> [What the exercise asks]:
From the entries below, print exactly the span beginning with the line holding "Output the Python" and ending with the line holding "from bokeh.resources import INLINE", endpoints included, and skip any pictures.

> [Stored records]:
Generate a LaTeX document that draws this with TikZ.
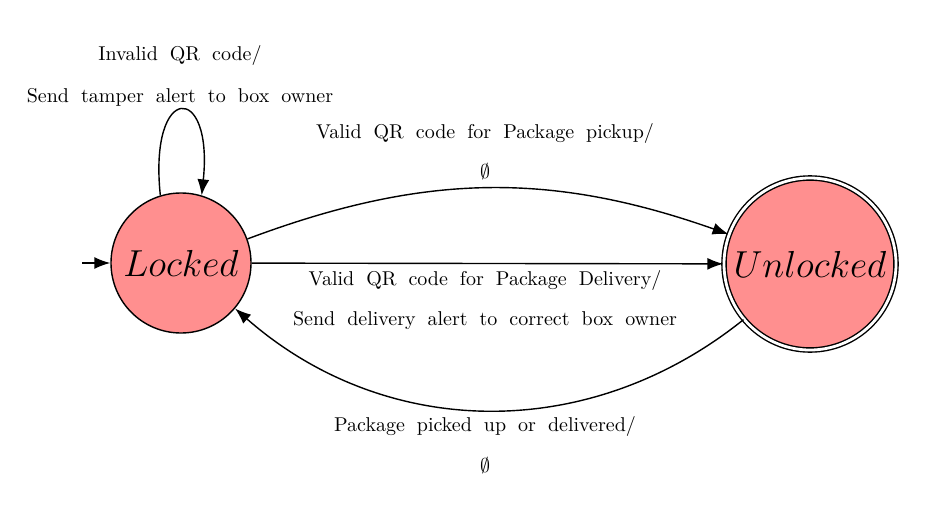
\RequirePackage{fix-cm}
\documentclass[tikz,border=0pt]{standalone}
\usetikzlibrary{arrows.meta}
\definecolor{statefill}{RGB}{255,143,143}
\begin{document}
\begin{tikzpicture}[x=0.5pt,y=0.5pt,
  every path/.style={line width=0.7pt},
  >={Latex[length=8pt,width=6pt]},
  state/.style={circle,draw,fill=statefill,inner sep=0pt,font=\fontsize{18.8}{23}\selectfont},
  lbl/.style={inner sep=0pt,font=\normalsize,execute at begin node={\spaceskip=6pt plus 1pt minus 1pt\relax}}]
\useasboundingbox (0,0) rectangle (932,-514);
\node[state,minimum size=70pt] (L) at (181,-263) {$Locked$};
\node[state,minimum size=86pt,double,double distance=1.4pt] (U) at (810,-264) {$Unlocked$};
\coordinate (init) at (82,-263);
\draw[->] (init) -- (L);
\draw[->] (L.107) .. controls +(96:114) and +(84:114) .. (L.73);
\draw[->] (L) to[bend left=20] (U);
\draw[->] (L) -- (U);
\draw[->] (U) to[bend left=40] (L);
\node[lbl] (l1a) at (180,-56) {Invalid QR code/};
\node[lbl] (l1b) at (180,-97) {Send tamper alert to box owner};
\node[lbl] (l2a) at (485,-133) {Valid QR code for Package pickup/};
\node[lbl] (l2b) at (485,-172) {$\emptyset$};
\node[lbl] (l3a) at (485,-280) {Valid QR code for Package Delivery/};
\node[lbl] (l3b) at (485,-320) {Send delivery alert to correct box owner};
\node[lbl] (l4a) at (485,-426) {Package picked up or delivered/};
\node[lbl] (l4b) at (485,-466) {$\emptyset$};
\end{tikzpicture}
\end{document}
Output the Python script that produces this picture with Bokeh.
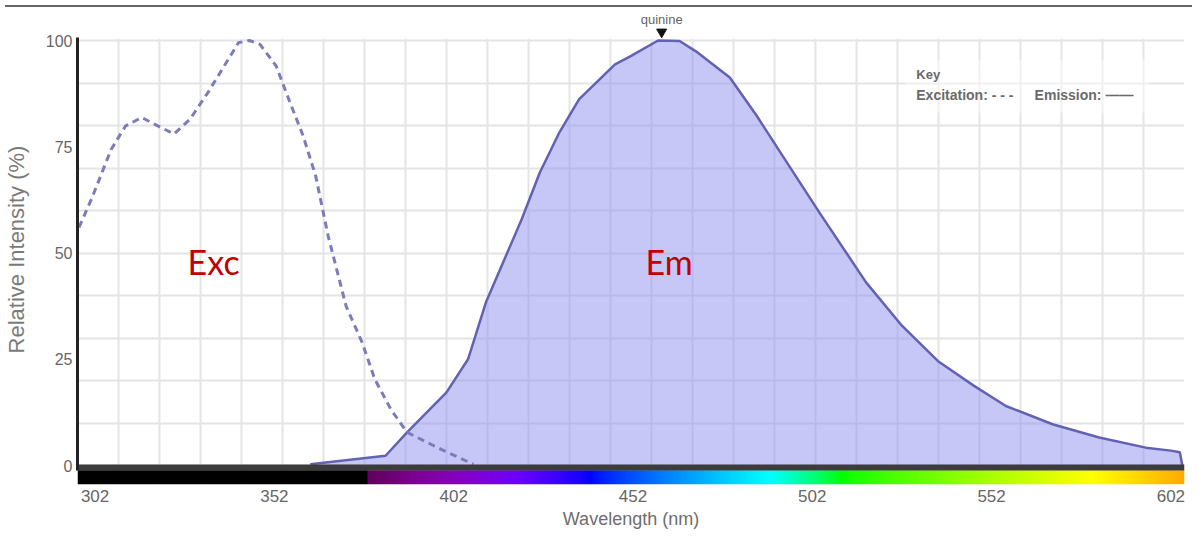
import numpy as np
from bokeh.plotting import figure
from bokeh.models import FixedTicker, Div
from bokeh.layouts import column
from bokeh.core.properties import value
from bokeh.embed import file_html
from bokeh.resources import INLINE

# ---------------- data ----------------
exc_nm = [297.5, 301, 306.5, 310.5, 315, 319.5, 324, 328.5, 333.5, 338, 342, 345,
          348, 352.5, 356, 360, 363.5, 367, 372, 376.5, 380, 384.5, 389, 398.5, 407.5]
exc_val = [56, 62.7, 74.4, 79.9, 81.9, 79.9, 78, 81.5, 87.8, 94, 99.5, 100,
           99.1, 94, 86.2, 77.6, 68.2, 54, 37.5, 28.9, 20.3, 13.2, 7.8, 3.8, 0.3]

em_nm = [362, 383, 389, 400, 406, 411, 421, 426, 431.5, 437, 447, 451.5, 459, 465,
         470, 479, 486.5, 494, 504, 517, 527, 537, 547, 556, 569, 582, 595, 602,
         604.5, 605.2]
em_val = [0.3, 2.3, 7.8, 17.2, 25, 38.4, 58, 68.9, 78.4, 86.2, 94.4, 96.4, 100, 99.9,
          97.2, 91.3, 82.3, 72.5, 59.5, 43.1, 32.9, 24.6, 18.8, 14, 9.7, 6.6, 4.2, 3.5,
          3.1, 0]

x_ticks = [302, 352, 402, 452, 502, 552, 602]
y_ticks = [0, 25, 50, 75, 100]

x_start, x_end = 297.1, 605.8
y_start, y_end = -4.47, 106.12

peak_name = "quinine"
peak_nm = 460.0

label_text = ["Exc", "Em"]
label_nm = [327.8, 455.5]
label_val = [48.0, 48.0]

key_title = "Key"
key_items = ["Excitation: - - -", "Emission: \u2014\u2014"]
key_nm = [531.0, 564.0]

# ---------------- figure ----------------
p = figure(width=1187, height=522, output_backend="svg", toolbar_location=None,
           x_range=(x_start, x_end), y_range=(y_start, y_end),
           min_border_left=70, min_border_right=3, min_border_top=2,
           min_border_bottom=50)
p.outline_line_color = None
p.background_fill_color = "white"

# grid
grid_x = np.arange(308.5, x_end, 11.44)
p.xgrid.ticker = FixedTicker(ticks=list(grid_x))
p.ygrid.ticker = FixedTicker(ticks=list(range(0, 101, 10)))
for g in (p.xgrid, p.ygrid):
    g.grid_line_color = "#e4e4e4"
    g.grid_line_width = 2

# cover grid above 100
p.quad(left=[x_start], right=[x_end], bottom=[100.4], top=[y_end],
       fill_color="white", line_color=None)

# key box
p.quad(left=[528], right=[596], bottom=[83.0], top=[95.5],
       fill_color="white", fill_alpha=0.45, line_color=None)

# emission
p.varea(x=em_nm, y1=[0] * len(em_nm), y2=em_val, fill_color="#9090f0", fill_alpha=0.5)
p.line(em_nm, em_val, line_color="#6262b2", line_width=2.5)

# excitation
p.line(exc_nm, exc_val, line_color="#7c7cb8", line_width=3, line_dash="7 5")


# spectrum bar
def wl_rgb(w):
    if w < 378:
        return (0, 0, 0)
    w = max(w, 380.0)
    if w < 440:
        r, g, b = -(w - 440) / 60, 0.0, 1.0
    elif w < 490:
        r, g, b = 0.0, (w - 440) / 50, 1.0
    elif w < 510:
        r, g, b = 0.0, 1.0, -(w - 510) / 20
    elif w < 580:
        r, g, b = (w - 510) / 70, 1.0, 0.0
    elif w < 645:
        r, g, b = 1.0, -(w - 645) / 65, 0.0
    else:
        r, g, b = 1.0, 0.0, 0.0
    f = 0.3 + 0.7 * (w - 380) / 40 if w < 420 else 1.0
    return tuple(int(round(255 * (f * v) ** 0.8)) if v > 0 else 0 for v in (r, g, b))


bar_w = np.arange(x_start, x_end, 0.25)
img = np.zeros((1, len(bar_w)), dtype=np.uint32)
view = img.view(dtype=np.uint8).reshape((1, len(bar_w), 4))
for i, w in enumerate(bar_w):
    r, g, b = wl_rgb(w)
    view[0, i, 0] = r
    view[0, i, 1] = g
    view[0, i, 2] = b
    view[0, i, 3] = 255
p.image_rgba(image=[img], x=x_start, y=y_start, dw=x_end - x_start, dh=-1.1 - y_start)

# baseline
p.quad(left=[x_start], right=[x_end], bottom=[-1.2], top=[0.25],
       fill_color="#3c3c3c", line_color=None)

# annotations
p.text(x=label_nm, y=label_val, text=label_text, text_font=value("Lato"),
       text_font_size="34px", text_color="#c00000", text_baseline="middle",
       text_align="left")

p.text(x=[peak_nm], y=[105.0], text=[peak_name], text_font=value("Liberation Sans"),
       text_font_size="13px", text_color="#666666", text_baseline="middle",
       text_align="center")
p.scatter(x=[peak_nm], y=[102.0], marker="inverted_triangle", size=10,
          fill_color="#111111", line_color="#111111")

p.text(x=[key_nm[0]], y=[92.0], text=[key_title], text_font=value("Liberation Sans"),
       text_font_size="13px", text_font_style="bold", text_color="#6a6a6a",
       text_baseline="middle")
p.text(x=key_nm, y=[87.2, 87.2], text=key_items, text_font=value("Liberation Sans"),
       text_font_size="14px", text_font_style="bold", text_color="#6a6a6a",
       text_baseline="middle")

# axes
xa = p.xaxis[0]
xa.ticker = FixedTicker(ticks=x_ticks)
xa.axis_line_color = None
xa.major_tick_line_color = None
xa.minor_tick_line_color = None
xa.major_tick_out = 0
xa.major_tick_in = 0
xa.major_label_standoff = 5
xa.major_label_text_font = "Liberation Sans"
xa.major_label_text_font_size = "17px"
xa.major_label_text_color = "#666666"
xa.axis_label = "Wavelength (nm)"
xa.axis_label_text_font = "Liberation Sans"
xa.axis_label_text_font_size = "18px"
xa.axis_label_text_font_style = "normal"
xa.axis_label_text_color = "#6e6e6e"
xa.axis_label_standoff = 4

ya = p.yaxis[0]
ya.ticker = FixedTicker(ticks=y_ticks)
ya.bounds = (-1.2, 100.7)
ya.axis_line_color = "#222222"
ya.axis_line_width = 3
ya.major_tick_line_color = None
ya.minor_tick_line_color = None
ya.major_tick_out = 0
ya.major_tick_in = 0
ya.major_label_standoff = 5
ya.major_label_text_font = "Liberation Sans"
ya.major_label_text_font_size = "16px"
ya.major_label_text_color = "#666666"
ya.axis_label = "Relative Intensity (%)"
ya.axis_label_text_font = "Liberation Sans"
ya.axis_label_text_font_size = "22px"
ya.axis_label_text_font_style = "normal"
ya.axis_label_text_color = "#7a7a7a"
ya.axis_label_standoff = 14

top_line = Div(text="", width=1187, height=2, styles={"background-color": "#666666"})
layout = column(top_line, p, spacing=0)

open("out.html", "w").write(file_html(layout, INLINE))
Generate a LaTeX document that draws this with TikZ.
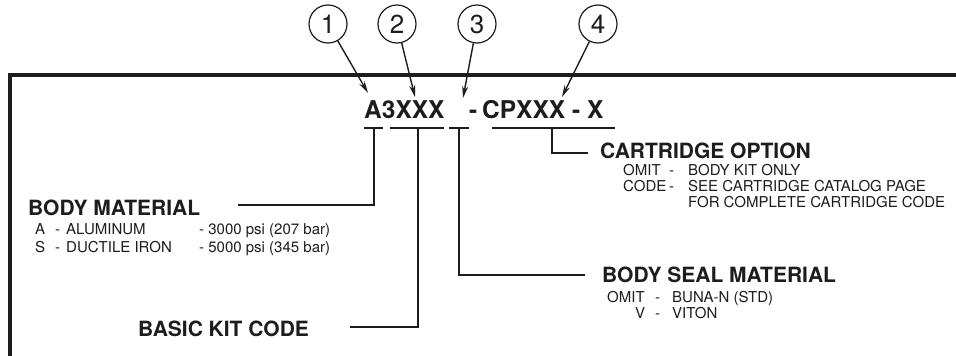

> [Exercise response]:
Output the Python script that produces this picture with Bokeh.
import numpy as np
from bokeh.plotting import figure
from bokeh.models import FixedTicker, Div
from bokeh.layouts import column
from bokeh.core.properties import value
from bokeh.embed import file_html
from bokeh.resources import INLINE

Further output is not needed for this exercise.